More from the CEO life, while most platforms like Succession or ‘How I Do It’ diaries usually bring on the executives talks of tasteless smoothies and 3AM workouts, Weiss says hers is pretty simple. “On Fridays, I go to friends’ and make pizzas.” In mid 30s, taking care of your body is vital but it does not mean being a maniacal fitness.
She also mentions how success could be found just by surrounding yourself and talking to people who are always two steps ahead. Weiss learns that no one could prepares you to be a CEO, you become a CEO by being a CEO.
The Most Challenging Part
Of course, the challenge always is learning how to be. Weiss recalls the most difficult time in the last few years has been fundraising to build the next stages of the business. Trying to understand, what does it mean to take capital on? What are the best options when it comes to kind of capital? Are we doing a bank loan? Do we do venture capital? How about Kickstarter?
But most importantly, how do you actualize the dreams that you have? And as Weiss decided to raise money, she has to be prepared for a really long trying time.
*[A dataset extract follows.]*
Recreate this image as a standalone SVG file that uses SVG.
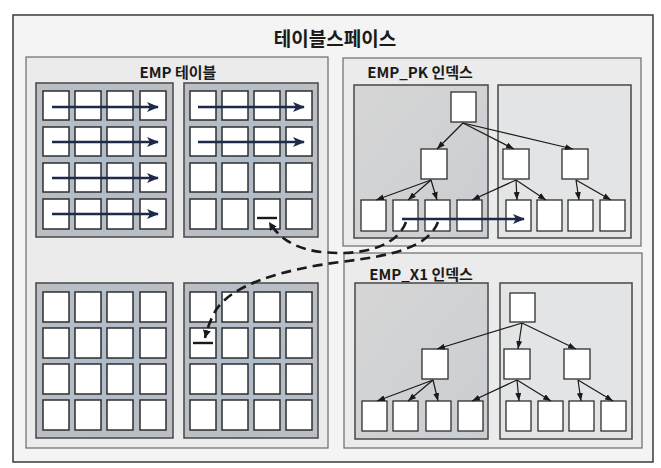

All market is crowded does not matter what business you are into, you have to have a strong point of view and a differentiated idea to make someone understand, particularly a room full of, who are not necessarily beauty consumers, understand something that is foreign to them and understand why something like your idea, your effort is different than what is out there. That is the mentality going through any fundraising.
The Biggest Change in Beauty Space
More from the beauty industry, Weiss says, Instagram is her go-to resources for keeping up to date with the space. To the entrepreneur, the biggest change that is happening now and will be more obvious in the next 10 years would be transparency about ingredient and in product quality, and after all is the character of the producer. By product transparency and quality does not mean a stringent adoption of organic ingredients only. As women today are more educated and value-conscious than ever, so not only your product but also your company has to be transparent about what you are doing. Give consumers the space where they can be their own expert to choose or dismiss product that doesn’t live up to its promises, or else they will have their own community and there is nothing you can do without knowing those data.
So that’s the huge change, when value-conscious is no longer stays at the product itself, but rather at what your brand stands for, how you treat consumers and their community.
Humans is the main part of business. Weiss says at Glossier, there are the top qualities the company looks for when it comes to hiring. “I look for hunger – a drive to prove something whether that is to yourself, your mom, your second-grade teacher.” She insists on uncover what motivates people and make sure that is in line with what motivates the company – at Glossier, is to encouraging women to take ownership of their beauty routines and be the authors of their own lives.
The Bottom Lines
The company says it has never existed through retail channels and do not have plans to drive brand that way. With its phenomenal people-powered ecosystem and connections with consumers, the company wants to nurture a direct relationship with every single person who buys anything of the brand.
With technology, the company has done three things very differently than others at that time. One is channel, second is discovery and third is listening at scale.